No, I'm not referring to Bezos but to this conspiracy theory Neanderthal who wants him dead and thinks a petition is the way to do it. Sounds like all the other conspiracy morons who blame their own inadequacies and failures on some conspiracy, rather than admitting that they are too stupid/lazy to succeed.
This is incitement and the perp should be changed . Going around stating in a public forum, that you want somebody to be killed and that others should help you is incitement to murder and should be treated as such. Or perhaps you think that Jose Ortiz is being ironic or maybe I've od'ed on 2000AD.
> Going around stating in a public forum, that you want somebody to be killed and that others should help you is incitement to murder and should be treated as such
Owning shares in Boeing-Lockheed-Martin-General-Dynamics or BAe-Thales ?
voting for killing a few more 100,000 Afghans/Iraqis to make this year's dividend targets
It doesn't re-enter because it doesn't get to orbit. There is a big difference between getting 100km up and falling back and getting 100km up AND doing 10km/s horizontally.

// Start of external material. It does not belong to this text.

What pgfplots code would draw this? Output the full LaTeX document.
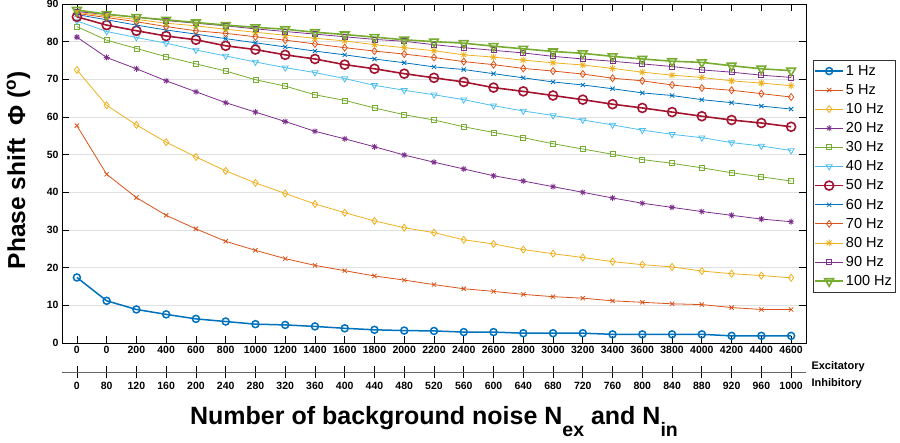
\documentclass[border=0pt]{standalone}
\usepackage{pgfplots}
\pgfplotsset{compat=1.18}
\usepackage{fontspec}
\setmainfont{Liberation Sans}
\definecolor{mb}{rgb}{0,0.447,0.741}
\definecolor{mo}{rgb}{0.85,0.325,0.098}
\definecolor{my}{rgb}{0.929,0.694,0.125}
\definecolor{mp}{rgb}{0.494,0.184,0.556}
\definecolor{mg}{rgb}{0.466,0.674,0.188}
\definecolor{mc}{rgb}{0.301,0.745,0.933}
\definecolor{mr}{rgb}{0.635,0.078,0.184}
\pgfdeclareplotmark{mstar}{%
  \pgfpathmoveto{\pgfpoint{0pt}{\pgfplotmarksize}}\pgfpathlineto{\pgfpoint{0pt}{-\pgfplotmarksize}}%
  \pgfpathmoveto{\pgfpoint{\pgfplotmarksize}{0pt}}\pgfpathlineto{\pgfpoint{-\pgfplotmarksize}{0pt}}%
  \pgfpathmoveto{\pgfpoint{0.707\pgfplotmarksize}{0.707\pgfplotmarksize}}\pgfpathlineto{\pgfpoint{-0.707\pgfplotmarksize}{-0.707\pgfplotmarksize}}%
  \pgfpathmoveto{\pgfpoint{0.707\pgfplotmarksize}{-0.707\pgfplotmarksize}}\pgfpathlineto{\pgfpoint{-0.707\pgfplotmarksize}{0.707\pgfplotmarksize}}%
  \pgfusepathqstroke}
\begin{document}
\begin{tikzpicture}
\useasboundingbox (-62pt,-100pt) rectangle (838pt,343pt);
\begin{axis}[
  scale only axis, width=744pt, height=339pt,
  xmin=-0.5, xmax=24.5, ymin=0, ymax=90,
  xtick={0,1,...,24},
  xticklabels={0,0,200,400,600,800,1000,1200,1400,1600,1800,2000,2200,2400,2600,2800,3000,3200,3400,3600,3800,4000,4200,4400,4600},
  ytick={0,10,...,90},
  tick align=inside, major tick length=7pt,
  tick style={black, line width=0.7pt},
  axis line style={black, line width=0.7pt},
  ymajorgrids, major grid style={black!12, line width=0.8pt},
  ticklabel style={font=\fontsize{10.5}{12}\selectfont\bfseries},
  /pgf/number format/assume math mode=true,
  ylabel={Phase shift\hspace{0.55em}Φ (\textsuperscript{o})},
  ylabel style={font=\fontsize{24.5}{28}\selectfont\bfseries, at={(axis description cs:-0.0497,0.51)}, anchor=base},
  legend style={at={(1,1)}, anchor=north west, xshift=7pt, yshift=-56pt, font=\fontsize{14.5}{16}\selectfont, draw=black!80, line width=0.7pt, inner xsep=1pt, inner ysep=3pt, row sep=3.5pt},
  legend cell align=left,
  legend image code/.code={\draw[mark repeat=2,mark phase=2,#1] plot coordinates {(0pt,0pt) (14pt,0pt) (28pt,0pt)};},
]
\addplot[mb, line width=1.5pt, mark=o, mark size=3.5pt] coordinates {(0,17.4)(1,11.2)(2,8.9)(3,7.6)(4,6.4)(5,5.7)(6,5.0)(7,4.8)(8,4.4)(9,3.9)(10,3.5)(11,3.3)(12,3.2)(13,2.9)(14,2.9)(15,2.6)(16,2.6)(17,2.6)(18,2.3)(19,2.3)(20,2.3)(21,2.3)(22,1.9)(23,1.9)(24,1.9)};
\addlegendentry{1 Hz}
\addplot[mo, line width=0.8pt, mark=x, mark size=3pt] coordinates {(0,57.7)(1,44.8)(2,38.6)(3,33.9)(4,30.3)(5,27.0)(6,24.6)(7,22.4)(8,20.6)(9,19.2)(10,17.8)(11,16.7)(12,15.5)(13,14.4)(14,13.7)(15,12.9)(16,12.3)(17,11.9)(18,11.2)(19,10.8)(20,10.4)(21,10.2)(22,9.4)(23,8.9)(24,8.9)};
\addlegendentry{5 Hz}
\addplot[my, line width=0.8pt, mark=diamond, mark size=3.5pt] coordinates {(0,72.5)(1,63.1)(2,57.9)(3,53.3)(4,49.4)(5,45.7)(6,42.5)(7,39.7)(8,36.9)(9,34.6)(10,32.4)(11,30.6)(12,29.3)(13,27.4)(14,26.3)(15,24.8)(16,23.7)(17,22.7)(18,21.6)(19,20.8)(20,20.2)(21,19.1)(22,18.4)(23,17.9)(24,17.3)};
\addlegendentry{10 Hz}
\addplot[mp, line width=0.8pt, mark=mstar, mark size=3pt] coordinates {(0,81.2)(1,75.8)(2,72.8)(3,69.6)(4,66.7)(5,63.8)(6,61.3)(7,58.8)(8,56.2)(9,54.2)(10,52.1)(11,49.9)(12,48.0)(13,46.2)(14,44.4)(15,43.0)(16,41.5)(17,40.0)(18,38.5)(19,37.1)(20,36.0)(21,34.9)(22,33.9)(23,32.9)(24,32.2)};
\addlegendentry{20 Hz}
\addplot[mg, line width=0.8pt, mark=square, mark size=2.5pt] coordinates {(0,84.0)(1,80.4)(2,78.2)(3,76.0)(4,74.1)(5,72.2)(6,69.9)(7,68.2)(8,65.9)(9,64.4)(10,62.4)(11,60.6)(12,59.2)(13,57.4)(14,55.9)(15,54.5)(16,52.9)(17,51.5)(18,50.1)(19,48.7)(20,47.7)(21,46.5)(22,45.2)(23,44.1)(24,43.0)};
\addlegendentry{30 Hz}
\addplot[mc, line width=0.8pt, mark=triangle, mark size=3.5pt, mark options={rotate=180}] coordinates {(0,85.5)(1,82.7)(2,81.1)(3,79.6)(4,77.8)(5,76.2)(6,74.6)(7,73.1)(8,71.8)(9,70.2)(10,68.4)(11,67.1)(12,65.9)(13,64.6)(14,63.0)(15,61.6)(16,60.4)(17,59.2)(18,57.9)(19,56.5)(20,55.4)(21,54.5)(22,53.2)(23,52.3)(24,51.1)};
\addlegendentry{40 Hz}
\addplot[mr, line width=1.6pt, mark=o, mark size=4.5pt] coordinates {(0,86.6)(1,84.4)(2,82.9)(3,81.5)(4,80.5)(5,78.9)(6,77.9)(7,76.5)(8,75.4)(9,73.9)(10,72.8)(11,71.5)(12,70.4)(13,69.3)(14,67.8)(15,66.8)(16,65.7)(17,64.6)(18,63.4)(19,62.4)(20,61.3)(21,60.2)(22,59.2)(23,58.4)(24,57.4)};
\addlegendentry{50 Hz}
\addplot[mb, line width=0.8pt, mark=x, mark size=3pt] coordinates {(0,87.2)(1,85.8)(2,84.4)(3,83.1)(4,82.0)(5,80.8)(6,79.7)(7,78.6)(8,77.5)(9,76.5)(10,75.4)(11,74.4)(12,73.3)(13,72.6)(14,71.5)(15,70.4)(16,69.3)(17,68.5)(18,67.5)(19,66.4)(20,65.7)(21,64.6)(22,63.8)(23,62.9)(24,62.1)};
\addlegendentry{60 Hz}
\addplot[mo, line width=0.8pt, mark=diamond, mark size=3.5pt] coordinates {(0,87.5)(1,86.4)(2,85.3)(3,84.0)(4,82.9)(5,82.2)(6,81.3)(7,80.4)(8,79.4)(9,78.4)(10,77.5)(11,76.7)(12,75.8)(13,74.7)(14,73.9)(15,72.9)(16,72.2)(17,71.4)(18,70.3)(19,69.6)(20,68.5)(21,67.7)(22,67.1)(23,66.2)(24,65.3)};
\addlegendentry{70 Hz}
\addplot[my, line width=0.8pt, mark=mstar, mark size=3.5pt] coordinates {(0,87.8)(1,86.8)(2,85.9)(3,84.9)(4,84.2)(5,83.3)(6,82.5)(7,81.7)(8,80.9)(9,80.2)(10,79.2)(11,78.4)(12,77.6)(13,76.5)(14,75.9)(15,75.1)(16,74.4)(17,73.8)(18,72.9)(19,71.9)(20,71.1)(21,70.5)(22,69.6)(23,69.0)(24,68.3)};
\addlegendentry{80 Hz}
\addplot[mp, line width=0.8pt, mark=square, mark size=2.5pt] coordinates {(0,88.0)(1,87.2)(2,86.5)(3,85.6)(4,84.9)(5,84.2)(6,83.4)(7,82.7)(8,82.0)(9,81.3)(10,80.6)(11,80.1)(12,79.2)(13,78.4)(14,77.7)(15,77.0)(16,76.1)(17,75.4)(18,74.8)(19,74.1)(20,73.4)(21,72.5)(22,71.9)(23,71.1)(24,70.5)};
\addlegendentry{90 Hz}
\addplot[mg, line width=1.6pt, mark=triangle, mark size=5pt, mark options={rotate=180}] coordinates {(0,88.4)(1,87.3)(2,86.5)(3,85.8)(4,85.1)(5,84.4)(6,83.8)(7,83.3)(8,82.5)(9,81.9)(10,81.2)(11,80.5)(12,80.0)(13,79.6)(14,78.8)(15,78.1)(16,77.4)(17,76.9)(18,76.1)(19,75.4)(20,74.8)(21,74.5)(22,73.6)(23,72.8)(24,72.3)};
\addlegendentry{100 Hz}
\end{axis}
\begin{axis}[
  at={(0pt,-29.5pt)}, anchor=south west,
  scale only axis, width=744pt, height=10pt,
  xmin=-0.5, xmax=24.5, ymin=0, ymax=1,
  axis x line=bottom, axis y line=none,
  xtick={0,1,...,24},
  xticklabels={0,80,120,160,200,240,280,320,360,400,440,480,520,560,600,640,680,720,760,800,840,880,920,960,1000},
  tick align=center, major tick length=12pt,
  x axis line style={black!60, line width=0.9pt, -},
  tick style={black, line width=0.7pt},
  xticklabel style={font=\fontsize{10.5}{12}\selectfont\bfseries},
]
\addplot[draw=none] coordinates {(0,0.5)};
\end{axis}
\node[anchor=west, font=\fontsize{11}{13}\selectfont\bfseries] at (746pt,-24pt) {Excitatory};
\node[anchor=west, font=\fontsize{11}{13}\selectfont\bfseries] at (746pt,-40.5pt) {Inhibitory};
\node[anchor=base, font=\fontsize{25}{28}\selectfont\bfseries] at (372pt,-82pt) {Number of background noise N\raisebox{-11.5pt}{\fontsize{19.5}{20}\selectfont ex} and N\raisebox{-11.5pt}{\fontsize{19.5}{20}\selectfont in}};
\end{tikzpicture}
\end{document}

This rocket is doing the same as a 1945 V2, although with a payload that does more damage to the workers of London
Honestly, it's hard to pick just one person from the list that seems to keep growing the longer I consider it. Trump (any of them but preferably Sr), Putin, Kim Jung Un, Mitch McConnell, Marjorie Taylor Greene (she thinks California's fires are started by Jewish lasers up in space so let's give her a chance to see them for herself, though something tells me even by seeing there are no such things, she'd still believe it). Pretty much anyone that comes to mind are those that are corrupt, despicable heartless people that want to take society down dark paths that will cause humanity much suffering and possible extinction. But then I transcend, be the better person that I know I am and despite knowing that they should be punished for all the evil deeds they have been part of, wishing harm to another human is not right and DEFINITELY not who I am. Besides, the universe will make sure they get what's coming to them sooner or later and it'll do it in a much better fashion than I could ever come up with.